The elderly are sometimes targeted by stereotypes in the workplace. For example, mandatory retirement laws are based in part on the presumption that the older we get the less we are able to make a valuable contribution to society. For this reason, courts have often declared discriminatory any legislation or practice that allows employers to dismiss employees based solely on age, without any consideration for their abilities and capability to perform the work. In two recent decisions, courts dealt with the issue of discrimination based on age in an entirely different context: that of the pension plan. In both of the cases discussed below, a court concluded that the challenged provisions did not impose mandatory retirement, they only set a deadline for accumulating retirement benefits, which in and of itself is not a discriminatory practice.
In many ways, pension plans represent the archetype of age-based discrimination. By their very nature, pension plans are designed to provide a source of income to workers once they reach a certain age. Such notions as “normal retirement date”, “normal annuity”, “early retirement” and “postponed retirement annuity” are established based on the age of the plans’ participants. What is more, the rights and benefits of these pension plan participants are typically determined based on the age category to which they belong. Sixty-five has always been considered the “magic” age for public and most private pension plans.
In the last few decades, we have seen major progress in legislation governing rights and freedoms and a consistent application of antidiscrimination provisions by the courts, and we have also seen the duty to accommodate being given an increasingly important role. Despite this era of rights and freedoms charters, till now pension plans seemed to enjoy immunity against attacks alleging discriminatory wording or practices based on age. Pension plans have for the most part successfully navigated this complex and often tumultuous legal environment.
Perhaps this is partially due to the protection afforded by various statutes that effectively shield pension plans and other benefit plans from proceedings or complaints based on rights and freedoms charters. Another reason could be that tribunals understand the vital economic role of pension plans in our society, and that age will always play an important part in their stability But that said, two recent cases illustrate how determined employees can use discrimination based on age to attack a number of pension plan features to claim discrimination.
Indeed, a group of eight (8) professors from McGill University recently instituted an action alleging that the university’s pension plan was discriminatory and violated the Québec Charter of Human Rights and Freedoms.1 They claimed that they had been discriminated against due to their age, seeing as the university did not amend its pension plan to allow participants to continue contributing and accumulating years of service until the age of 71. The action followed amendments to the federal tax legislation in late 2007 that increased the maximum age for making contributions to pension plans from 69 to 71, and allowed pension annuities to be paid only as of the age of 71. Under these new tax rules, holders of pension plans may amend the wording of their plans in order to allow employees to continue participating until or begin receiving their annuity at the age of 71, and this without any negative tax consequences. McGill University chose to extend the mandatory years of service for pension annuities to 71 years of age, but left the wording of its plan unchanged as far as contributions are concerned, which implied that contributions could no longer be made after 69. In short, the professors from McGill University claimed before the Superior Court that by not amending the pension plan to reflect the new taxation rules that allow for two additional years of service between 69 and 71 years of age, the university was continuing to illegally exclude participants over the age of 69. The Superior Court dismissed these arguments on the ground that distinctions based on age are justified under provincial legislation, and that there is no discrimination in refusing to grant two additional years of service. According to the court, the reason legislators adopted the Supplemental Pension Plan Act was to prevent age-based benefits from being declared illegal under the Québec charter.

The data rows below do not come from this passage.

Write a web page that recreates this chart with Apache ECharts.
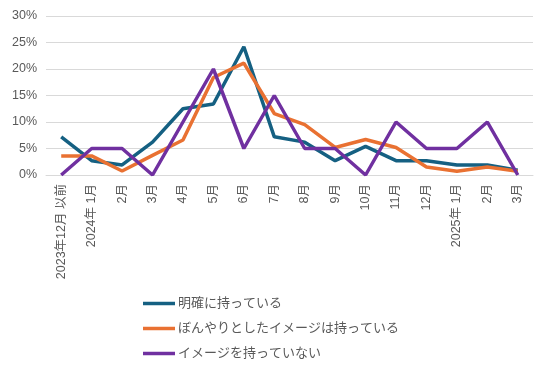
<!DOCTYPE html>
<html><head><meta charset="utf-8">
<script src="https://cdn.jsdelivr.net/npm/echarts@6/dist/echarts.min.js"></script>
<style>html,body{margin:0;padding:0;background:#fff}#c{width:550px;height:373px}</style>
</head><body><div id="c"></div>
<script>
const categories = ["2023年12月 以前","2024年 1月","2月","3月","4月","5月","6月","7月","8月","9月","10月","11月","12月","2025年 1月","2月","3月"];
const seriesNames = ["明確に持っている","ぼんやりとしたイメージは持っている","イメージを持っていない"];
const clearValues = [7.2,2.7,1.9,6.2,12.5,13.4,24.2,7.2,6.2,2.7,5.4,2.7,2.7,1.9,1.9,0.9];
const vagueValues = [3.6,3.6,0.75,3.7,6.6,18.4,21.1,11.6,9.5,5.2,6.7,5.2,1.5,0.7,1.5,0.7];
const noneValues = [0,5,5,0,10,20,5,15,5,5,0,10,5,5,10,0];
const yTicks = [0,5,10,15,20,25,30];
const colors = ["#156082","#E97132","#7030A0"];

const font = "'Liberation Sans','Noto Sans CJK JP',sans-serif";
const chart = echarts.init(document.getElementById('c'), null, {renderer:'canvas'});
const mk = (name, data, color) => ({
  name, type:'line', data, symbol:'none', smooth:false,
  lineStyle:{width:3.5, color}, itemStyle:{color}, z: 2
});
chart.setOption({
  animation:false,
  textStyle:{fontFamily:font},
  grid:{left:46,right:17,top:16,bottom:198,containLabel:false},
  xAxis:{type:'category',data:categories,boundaryGap:true,
    axisLine:{show:true,lineStyle:{color:'#d9d9d9',width:1}},axisTick:{show:false},
    axisLabel:{rotate:90,color:'#595959',fontSize:12.5,margin:9,interval:0,fontFamily:font}},
  yAxis:{type:'value',min:yTicks[0],max:yTicks[yTicks.length-1],interval:5,
    axisLine:{show:false},axisTick:{show:false},
    splitLine:{lineStyle:{color:'#d9d9d9',width:1}},
    axisLabel:{formatter:v=>v+'%',color:'#595959',fontSize:12.5,margin:9,fontFamily:font}},
  legend:{orient:'vertical',left:138,top:292,itemWidth:32,itemHeight:14,itemGap:12,
    icon:'path://M0,0 L32,0 L32,3.5 L0,3.5 Z',
    textStyle:{color:'#595959',fontSize:13,fontFamily:font,padding:[0,0,0,-2]},
    data:seriesNames},
  series:[mk(seriesNames[0],clearValues,colors[0]),mk(seriesNames[1],vagueValues,colors[1]),mk(seriesNames[2],noneValues,colors[2])]
});
</script></body></html>
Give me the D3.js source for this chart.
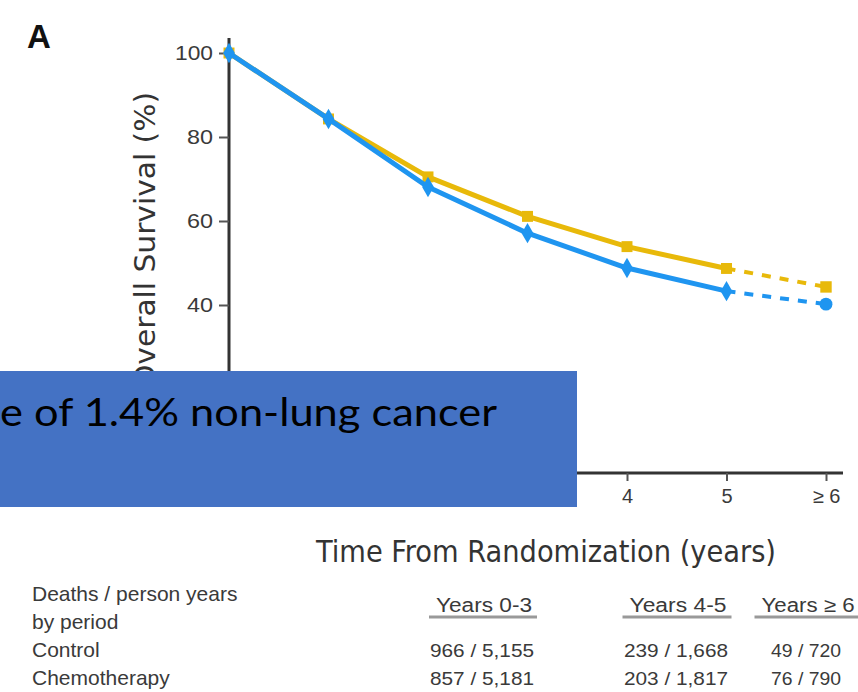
<!DOCTYPE html>
<html>
<head>
<meta charset="utf-8">
<script src="https://cdn.jsdelivr.net/npm/d3@7"></script>
<style>
  html, body { margin: 0; padding: 0; background: #fff; }
  svg { display: block; }
</style>
</head>
<body>
<svg id="chart"></svg>
<script>
'use strict';
// survival curves
const YEARS = [0, 1, 2, 3, 4, 5, 6];
const X_TICK_LABELS = ['0', '1', '2', '3', '4', '5', '\u2265 6'];
const Y_TICKS = [40, 60, 80, 100];
const CONTROL = [100, 84.3, 68.1, 57.1, 48.8, 43.3, 40.2];
const CHEMO = [100, 84.3, 70.5, 61.1, 53.9, 48.7, 44.3];

const TABLE_HEADERS = ['Years 0-3', 'Years 4-5', 'Years \u2265 6'];
const TABLE_ROWS = ['Control', 'Chemotherapy'];
const CONTROL_CELLS = ['966 / 5,155', '239 / 1,668', '49 / 720'];
const CHEMO_CELLS = ['857 / 5,181', '203 / 1,817', '76 / 790'];

const WIDTH = 858,
      HEIGHT = 692,
      BLUE = '#1f95f0',
      YELLOW = '#e8b90a',
      AXIS = '#333',
      TEXT = '#3a3a3a',
      SANS = 'Liberation Sans, Arial, sans-serif',
      NARROW = 'Liberation Sans Narrow, DejaVu Sans Condensed, sans-serif';

let svg = d3.select('#chart')
  .attr('width', WIDTH)
  .attr('height', HEIGHT)
  .style('font-family', SANS);

let xScale = d3.scaleLinear().domain([0, 6]).range([229, 826]);
let yScale = d3.scaleLinear().domain([0, 100]).range([473, 53]);

// panel letter
svg.append('text')
  .attr('x', 27)
  .attr('y', 48)
  .attr('font-size', 33)
  .attr('font-weight', 'bold')
  .attr('fill', '#111')
  .text('A');

// y axis
let yAxis = d3.axisLeft(yScale)
  .tickValues(Y_TICKS)
  .tickSize(10)
  .tickPadding(6)
  .tickSizeOuter(0);
let yg = svg.append('g')
  .attr('transform', 'translate(' + xScale(0) + ',0)')
  .call(yAxis);
yg.select('.domain')
  .attr('d', 'M0,38V' + (yScale(0) + 1.5))
  .attr('stroke', AXIS)
  .attr('stroke-width', 3);
yg.selectAll('.tick line').attr('stroke', '#555').attr('stroke-width', 2);
yg.selectAll('.tick text')
  .attr('font-size', 21)
  .attr('fill', TEXT)
  .attr('textLength', function(d) { return d == 100 ? 38 : 26 })
  .attr('lengthAdjust', 'spacingAndGlyphs')
  .style('font-family', SANS);

// x axis
let xAxis = d3.axisBottom(xScale)
  .tickValues(YEARS)
  .tickFormat(function(d, i) { return X_TICK_LABELS[i] })
  .tickSize(8)
  .tickPadding(8)
  .tickSizeOuter(0);
let xg = svg.append('g')
  .attr('transform', 'translate(0,' + yScale(0) + ')')
  .call(xAxis);
xg.select('.domain')
  .attr('d', 'M' + (xScale(0) - 1.5) + ',0H843')
  .attr('stroke', AXIS)
  .attr('stroke-width', 3);
xg.selectAll('.tick line').attr('stroke', '#555').attr('stroke-width', 2);
xg.selectAll('.tick text')
  .attr('font-size', 20)
  .attr('fill', TEXT)
  .style('font-family', SANS);

// axis titles
svg.append('text')
  .attr('transform', 'translate(155,240) rotate(-90)')
  .attr('text-anchor', 'middle')
  .attr('font-size', 28)
  .attr('fill', '#333')
  .attr('textLength', 296)
  .attr('lengthAdjust', 'spacingAndGlyphs')
  .style('font-family', NARROW)
  .text('Overall Survival (%)');

svg.append('text')
  .attr('x', 546)
  .attr('y', 562)
  .attr('text-anchor', 'middle')
  .attr('font-size', 30)
  .attr('fill', '#333')
  .attr('textLength', 460)
  .attr('lengthAdjust', 'spacingAndGlyphs')
  .style('font-family', NARROW)
  .text('Time From Randomization (years)');

// curves: solid to year 5, dashed after
function drawCurve(values, colour, markerShape, endShape) {
  let pts = values.map(function(v, i) { return [YEARS[i], v] });
  let line = d3.line()
    .x(function(d) { return xScale(d[0]) })
    .y(function(d) { return yScale(d[1]) });

  svg.append('path')
    .datum(pts.slice(0, 6))
    .attr('d', line)
    .attr('fill', 'none')
    .attr('stroke', colour)
    .attr('stroke-width', 5)
    .attr('stroke-linejoin', 'round');

  svg.append('path')
    .datum(pts.slice(5))
    .attr('d', line)
    .attr('fill', 'none')
    .attr('stroke', colour)
    .attr('stroke-width', 4)
    .attr('stroke-dasharray', '9,9');

  svg.append('g').selectAll('path')
    .data(pts)
    .enter()
    .append('path')
    .attr('transform', function(d) { return 'translate(' + xScale(d[0]) + ',' + yScale(d[1]) + ')' })
    .attr('d', function(d, i) {
      // end points are round / square in the figure
      if (i == pts.length - 1) return d3.symbol().type(endShape).size(130)();
      return d3.symbol().type(markerShape).size(120)();
    })
    .attr('fill', colour);
}

drawCurve(CHEMO, YELLOW, d3.symbolSquare, d3.symbolSquare);
drawCurve(CONTROL, BLUE, d3.symbolDiamond, d3.symbolCircle);

// table of deaths / person years
let colX = [484, 678, 808];
let headerWidth = [96, 97, 93];
let cellWidth = [104, 104, 70];
let table = svg.append('g')
  .attr('fill', TEXT)
  .style('font-family', SANS);

table.append('text').attr('x', 32).attr('y', 601).attr('font-size', 21).text('Deaths / person years');
table.append('text').attr('x', 32).attr('y', 629).attr('font-size', 21).text('by period');

let header = table.selectAll('.hdr')
  .data(TABLE_HEADERS)
  .enter()
  .append('text')
  .attr('class', 'hdr')
  .attr('x', function(d, i) { return colX[i] })
  .attr('y', 612)
  .attr('font-size', 20)
  .attr('text-anchor', 'middle')
  .attr('textLength', function(d, i) { return headerWidth[i] })
  .attr('lengthAdjust', 'spacingAndGlyphs')
  .text(function(d) { return d });

header.each(function(d, i) {
  table.append('line')
    .attr('x1', colX[i] - headerWidth[i] / 2 - 7)
    .attr('x2', colX[i] + headerWidth[i] / 2 + 5)
    .attr('y1', 617)
    .attr('y2', 617)
    .attr('stroke', '#999')
    .attr('stroke-width', 3);
});

let rowY = [657, 685];
let rowCells = [CONTROL_CELLS, CHEMO_CELLS];
TABLE_ROWS.forEach(function(name, r) {
  table.append('text').attr('x', 32).attr('y', rowY[r]).attr('font-size', 21).text(name);
  table.selectAll('.row' + r)
    .data(rowCells[r])
    .enter()
    .append('text')
    .attr('class', 'row' + r)
    .attr('x', function(d, i) { return colX[i] - 2 })
    .attr('y', rowY[r])
    .attr('font-size', 19)
    .attr('text-anchor', 'middle')
    .attr('textLength', function(d, i) { return cellWidth[i] })
    .attr('lengthAdjust', 'spacingAndGlyphs')
    .text(function(d) { return d });
});

// slide overlay box covering part of the figure
svg.append('rect')
  .attr('x', 0)
  .attr('y', 371)
  .attr('width', 577)
  .attr('height', 136)
  .attr('fill', '#4472c4');

svg.append('text')
  .attr('x', 497)
  .attr('y', 426)
  .attr('text-anchor', 'end')
  .attr('font-size', 39)
  .attr('fill', '#000')
  .attr('textLength', 497)
  .attr('lengthAdjust', 'spacingAndGlyphs')
  .style('font-family', 'Lato, Carlito, sans-serif')
  .text('e of 1.4% non-lung cancer');
</script>
</body>
</html>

In the second case, two lawyers working for the federal Department of Justice went further than the McGill University professors.2 They questioned the wording of the plan that authorized contributions until the age of 71 and set the mandatory years of service for the annuity to no later than 71 years of age, in accordance with the new tax rules. As the federal civil servants’ pension plan also allowed them to accumulate a maximum of 35 years of service, these lawyers claimed that they were discriminated against because they had turned 71 before accumulating the maximum years of service. Consequently, they were allegedly deprived of the opportunity to obtain the maximum annuity under the plan, contrary to the Canadian Charter of Rights and Freedoms. The Federal Court also dismissed these allegations and maintained that it is necessary to make distinctions based on age in retirement plans.
While the outcome of these two decisions confirms that pension plans are partially protected against allegations of discrimination based on age, they also show that discrimination in pension plans cannot be dismissed out of hand. As Canadian society evolves, we can expect renewed attacks against distinctions based on age, both in pension plans and other benefit plans. New measures are adopted by legislators and employers, such as those relating to progressive retirement that came into force last year, which incite workers to remain in the workforce as long as possible. It remains to be seen whether these older workers will demand the same advantages and benefits as their younger colleagues.